We visited Heritage Touch, a showcase of traditional UAE arts, including silk carpets, silk scarves and clothing, chocolate confectionary, and home goods. It was unbelievable that one of the staff approached me, and started speaking to me in German, not knowing anything about me. He told me that he had lived in Hamburg for a while. I asked him how he knew, and he told me that he just did! 

Our tour ended at a Soukh market, consisting of two sections: a Spice Market, which seemed to have many spice stalls, with each offering almost identical spices.  The Gold Market consisted of numerous stores selling gold jewelry in particular. We saw the world’s largest ring, in the window of one of the jewelry shops, and certified by Guinness. The Sun Tours brochure informed that Dubai is known as ‘The City of Gold’, due to its many gold jewelry shops. 

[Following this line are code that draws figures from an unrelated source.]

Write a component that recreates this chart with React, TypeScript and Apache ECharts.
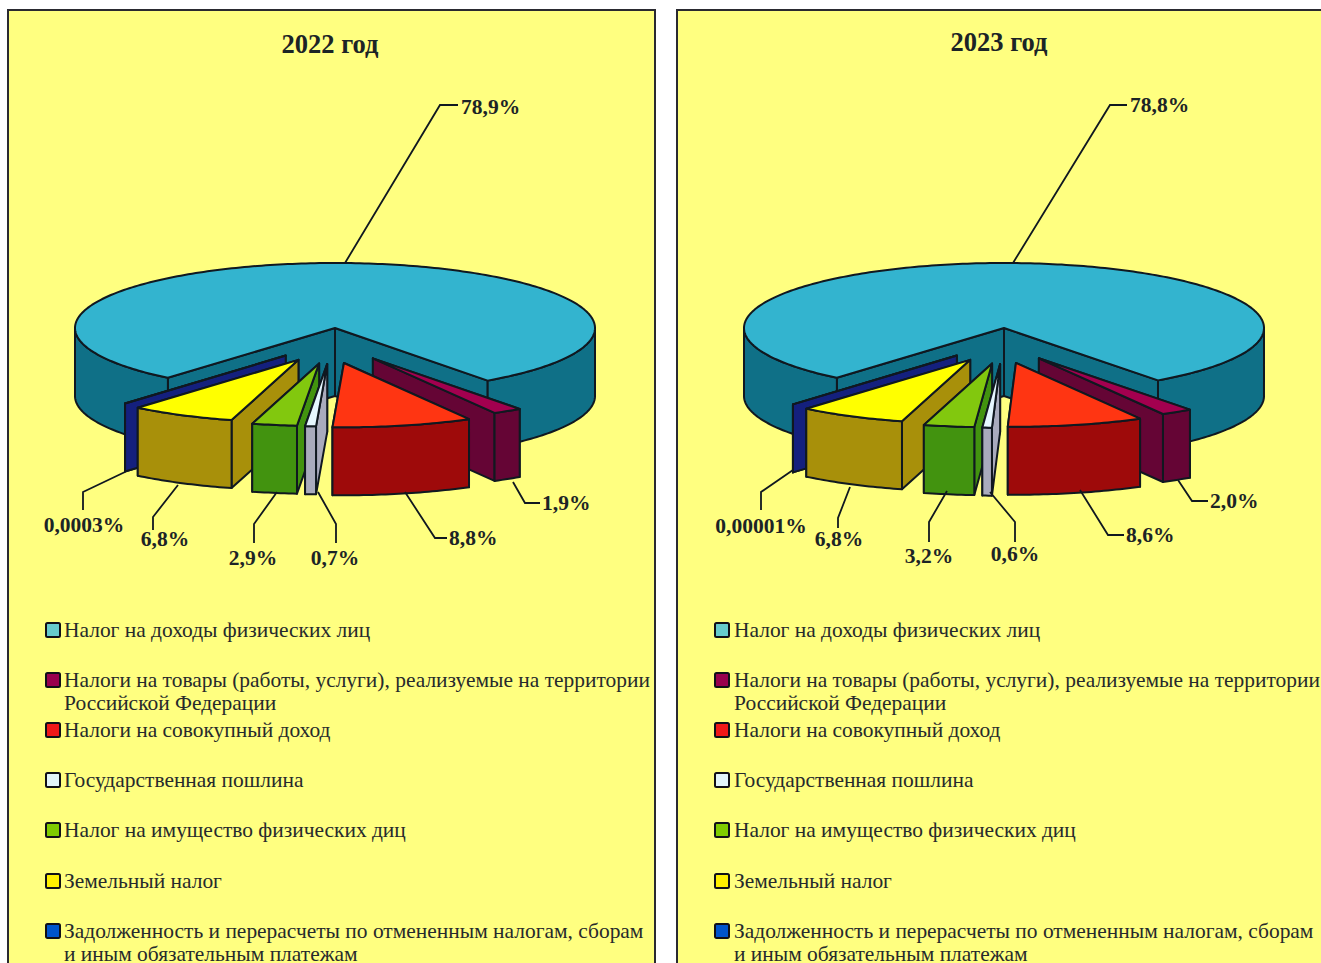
import React, { useEffect, useRef } from "react";
import * as echarts from "echarts";

const W = 1321;
const H = 963;

const years = ["2022 год", "2023 год"];
const values2022 = [78.9, 1.9, 8.8, 0.7, 2.9, 6.8, 0.0003];
const values2023 = [78.8, 2.0, 8.6, 0.6, 3.2, 6.8, 0.00001];
const labels2022 = ["78,9%", "1,9%", "8,8%", "0,7%", "2,9%", "6,8%", "0,0003%"];
const labels2023 = ["78,8%", "2,0%", "8,6%", "0,6%", "3,2%", "6,8%", "0,00001%"];
const categories = [
  ["Налог на доходы физических лиц"],
  ["Налоги на товары (работы, услуги), реализуемые на территории", "Российской Федерации"],
  ["Налоги на совокупный доход"],
  ["Государственная пошлина"],
  ["Налог на имущество физических диц"],
  ["Земельный налог"],
  ["Задолженность и перерасчеты по отмененным налогам, сборам", "и иным обязательным платежам"],
];
const topColors = ["#33B4CF", "#A3004F", "#FF3512", "#E6F7FF", "#82C80E", "#FFFF00", "#14207E"];
const sideColors = ["#0F7087", "#650535", "#9E0A0A", "#A9ABBD", "#42930F", "#A8900A", "#14207E"];
const legendColors = ["#66CCCC", "#99004D", "#F01818", "#E2F5FA", "#80CC00", "#FFF000", "#0055CC"];

const PANEL_FILL = "#FFFF80";
const INK = "#101820";
const SERIF = '"Liberation Serif", serif';

// Layout of the two panels
const panels = [
  {
    x: 8, w: 647, cx: 335, titleY: 44, legendBox: 45, legendText: 64,
    shift: -3,
    explodeX: [0, 76, 52, 72, 72, 72, 72],
    radii: [260, 250, 257, 250, 250, 250, 250],
  },
  {
    x: 677, w: 700, cx: 1004, titleY: 42, legendBox: 714, legendText: 734,
    shift: 3,
    explodeX: [0, 59, 38, 135, 88, 79, 78],
    radii: [260, 255, 255, 255, 255, 255, 255],
  },
];
const CY = 328;
const TILT = 0.25;
const DEPTH = 68;
const START_DEG = 130;
const EXPLODE_Y = 36;
const legendRows = [630, 680, 730, 780, 830, 881, 931];
const LEGEND_LINE = 23;
const drawOrder = [0, 6, 1, 5, 2, 4, 3];

const leaders2022 = [
  [[345, 263], [440, 105], [458, 105]],
  [[513, 482], [525, 503], [540, 503]],
  [[405, 492], [435, 538], [447, 538]],
  [[318, 492], [336, 524], [336, 543]],
  [[277, 492], [254, 524], [254, 543]],
  [[178, 485], [153, 517], [153, 530]],
  [[125, 472], [83, 492], [83, 510]],
];
const leaders2023 = [
  [[1013, 263], [1110, 105], [1127, 105]],
  [[1178, 480], [1192, 501], [1208, 501]],
  [[1080, 490], [1108, 535], [1124, 535]],
  [[990, 492], [1015, 522], [1015, 542]],
  [[947, 491], [929, 522], [929, 542]],
  [[850, 487], [838, 518], [838, 528]],
  [[793, 470], [761, 492], [761, 510]],
];
const labelAnchors2022: [number, number, string][] = [
  [461, 107, "left"], [542, 503, "left"], [449, 538, "left"], [335, 558, "center"],
  [253, 558, "center"], [165, 539, "center"], [84, 525, "center"],
];
const labelAnchors2023: [number, number, string][] = [
  [1130, 105, "left"], [1210, 501, "left"], [1126, 535, "left"], [1015, 554, "center"],
  [929, 556, "center"], [839, 539, "center"], [761, 526, "center"],
];

const rad = (d: number) => (d * Math.PI) / 180;

function sliceChildren(value: number, index: number, startDeg: number, panel: (typeof panels)[number]) {
  const span = value * 3.6;
  const endDeg = startDeg + span;
  const mid = rad((startDeg + endDeg) / 2);
  const isBig = index === 0;
  const r = panel.radii[index];
  const ax = panel.cx + (isBig ? 0 : panel.shift + panel.explodeX[index] * Math.cos(mid));
  const ay = CY + (isBig ? 0 : EXPLODE_Y * Math.sin(mid));
  const pt = (deg: number, dz = 0) => [
    ax + r * Math.cos(rad(deg)),
    ay + r * TILT * Math.sin(rad(deg)) + dz,
  ];
  const style = (fill: string) => ({
    fill,
    stroke: INK,
    lineWidth: 2,
    lineJoin: "round",
  });
  const poly = (points: number[][], fill: string) => ({
    type: "polygon",
    shape: { points },
    style: style(fill),
  });
  const children: any[] = [];
  const side = sideColors[index];
  // radial walls: the one that faces the viewer goes last
  const wall = (deg: number) => poly([[ax, ay], pt(deg), pt(deg, DEPTH), [ax, ay + DEPTH]], side);
  if (Math.cos(mid) < 0) children.push(wall(endDeg), wall(startDeg));
  else children.push(wall(startDeg), wall(endDeg));
  // outer wall: only the part that faces the viewer
  let run: number[] = [];
  const flush = () => {
    if (run.length > 1) {
      const upper = run.map((d) => pt(d));
      const lower = run.slice().reverse().map((d) => pt(d, DEPTH));
      children.push(poly(upper.concat(lower), side));
    }
    run = [];
  };
  const steps = Math.max(1, Math.ceil(span));
  for (let i = 0; i <= steps; i++) {
    const d = startDeg + (span * i) / steps;
    if (Math.sin(rad(d)) >= -1e-6) run.push(d);
    else flush();
  }
  flush();
  // top face
  const top: number[][] = [[ax, ay]];
  for (let i = 0; i <= steps; i++) top.push(pt(startDeg + (span * i) / steps));
  children.push(poly(top, topColors[index]));
  return children;
}

function pieSeries(values: number[], panel: (typeof panels)[number]) {
  const starts: number[] = [];
  let acc = START_DEG;
  values.forEach((v) => {
    starts.push(acc);
    acc += v * 3.6;
  });
  return {
    type: "custom",
    coordinateSystem: "none",
    silent: true,
    z: 5,
    data: drawOrder.map((i) => ({ name: categories[i][0], value: [i, values[i]] })),
    renderItem: (_params: any, api: any) => {
      const i = api.value(0);
      const children = sliceChildren(api.value(1), i, starts[i], panel);
      return { type: "group", children };
    },
  };
}

function labelSeries(labels: string[], leaders: number[][][], anchors: [number, number, string][]) {
  return {
    type: "custom",
    coordinateSystem: "none",
    silent: true,
    z: 6,
    data: labels.map((l, i) => ({ name: l, value: [i] })),
    renderItem: (_params: any, api: any) => {
      const i = api.value(0);
      return {
        type: "group",
        children: [
          {
            type: "polyline",
            shape: { points: leaders[i] },
            style: { fill: "none", stroke: INK, lineWidth: 1.8 },
          },
          {
            type: "text",
            style: {
              text: labels[i],
              x: anchors[i][0],
              y: anchors[i][1],
              align: anchors[i][2],
              verticalAlign: "middle",
              fill: "#1c2426",
              font: `bold 21.5px ${SERIF}`,
            },
          },
        ],
      };
    },
  };
}

function panelGraphics() {
  const out: any[] = [];
  panels.forEach((p, k) => {
    out.push({
      type: "rect",
      z: 0,
      shape: { x: p.x, y: 10, width: p.w, height: H + 40 },
      style: { fill: PANEL_FILL, stroke: "#2a2a30", lineWidth: 2 },
    });
    out.push({
      type: "text",
      z: 1,
      style: {
        text: years[k],
        x: p.cx - 5,
        y: p.titleY,
        align: "center",
        verticalAlign: "middle",
        fill: "#1c2426",
        font: `bold 26.5px ${SERIF}`,
      },
    });
    categories.forEach((lines, i) => {
      out.push({
        type: "rect",
        z: 1,
        shape: { x: p.legendBox + 1, y: legendRows[i] - 7, width: 14, height: 14, r: 1.5 },
        style: { fill: legendColors[i], stroke: "#101018", lineWidth: 2 },
      });
      lines.forEach((line, j) => {
        out.push({
          type: "text",
          z: 1,
          style: {
            text: line,
            x: p.legendText,
            y: legendRows[i] + j * LEGEND_LINE,
            align: "left",
            verticalAlign: "middle",
            fill: "#262a2c",
            font: `21.45px ${SERIF}`,
          },
        });
      });
    });
  });
  return out;
}

export default function App() {
  const ref = useRef<HTMLDivElement>(null);
  useEffect(() => {
    document.body.style.margin = "0";
    document.body.style.background = "#ffffff";
    document.body.style.overflow = "hidden";
    const chart = echarts.init(ref.current!, undefined, { renderer: "svg", width: W, height: H });
    chart.setOption({
      animation: false,
      backgroundColor: "#ffffff",
      graphic: { elements: panelGraphics() },
      series: [
        pieSeries(values2022, panels[0]),
        pieSeries(values2023, panels[1]),
        labelSeries(labels2022, leaders2022, labelAnchors2022),
        labelSeries(labels2023, leaders2023, labelAnchors2023),
      ],
    });
    return () => chart.dispose();
  }, []);
  return <div ref={ref} style={{ width: W, height: H }} />;
}
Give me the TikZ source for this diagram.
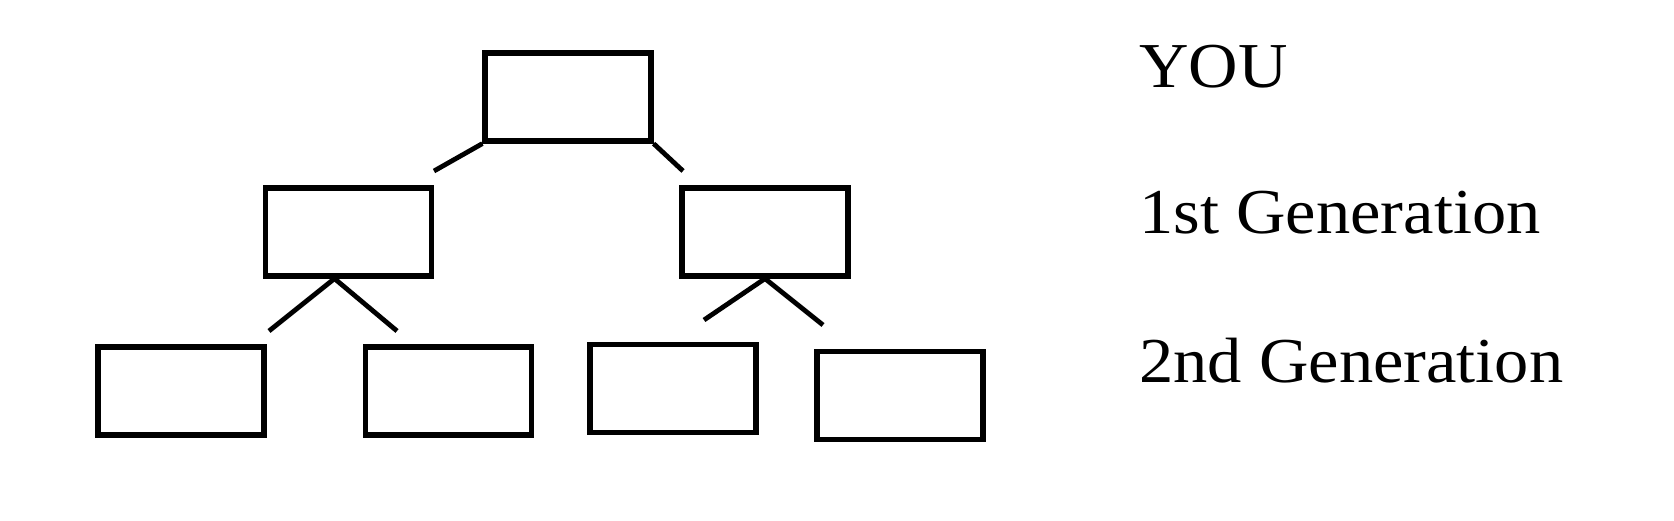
\documentclass[tikz,border=0pt]{standalone}
\usepackage{fontspec}
\setmainfont[FakeStretch=1.07]{Liberation Serif}
\begin{document}
\begin{tikzpicture}[x=0.5pt,y=-0.5pt,
  person/.style={draw=black,line width=2.6pt,minimum width=83pt,minimum height=44pt,inner sep=0pt,fill=white},
  link/.style={draw=black,line width=2.4pt},
  gen/.style={anchor=base west,inner sep=0pt,font=\fontsize{32}{32}\selectfont}]
\useasboundingbox[fill=white] (0,0) rectangle (1674,520);
% boxes
\node[person] (you) at (568,97) {};
\node[person] (l1) at (348.5,232) {};
\node[person] (r1) at (765,232) {};
\node[person] (a) at (181,391) {};
\node[person] (b) at (448.5,391) {};
\node[person] (c) at (673,388.5) {};
\node[person] (d) at (900,395.5) {};
% free ends
\coordinate (e1) at (434,171);
\coordinate (e2) at (683,171);
\coordinate (e3) at (269,331);
\coordinate (e4) at (397,331);
\coordinate (e5) at (704,320);
\coordinate (e6) at (823,325);
% connectors
\draw[link] (you.south west) -- (e1);
\draw[link] (you.south east) -- (e2);
\draw[link] ([xshift=-7pt]l1.south) -- (e3);
\draw[link] ([xshift=-7pt]l1.south) -- (e4);
\draw[link] (r1.south) -- (e5);
\draw[link] (r1.south) -- (e6);
% labels
\node[gen] (t0) at (1139,87) {YOU};
\node[gen] (t1) at (1139,233) {1st Generation};
\node[gen] (t2) at (1139,382) {2nd Generation};
\end{tikzpicture}
\end{document}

I loved the name of the Dubai Creek, which made me think of a dry river bed in the USA. It is exactly the opposite, being a wide passage of water, allowing boats to enter its Harbour! 

We arrived back at the Copthorne Hotel Dubai, a measly 3-star hotel, and were once more herded into the dining room, with most of the dishes served at lunch time served at dinner time too! 

I was lucky to sit next to Thembie on the bus tour, who had also flown in from Cape Town, and was heading to Missouri, to further her studies, via an Emirates flight to Boston. Thembi had also lost her connecting flight due to the late arrival of the Emirates flight in Cape Town.

Yesterday morning we received an old-fashioned wake-up call, at 6h00, so that we could get to the airport in time for our flight to Nice. The service and quality of aeroplane and food was very much better than we had experienced on the Cape Town leg of the Emirates flight! 

I will not easily book an Emirates flight again.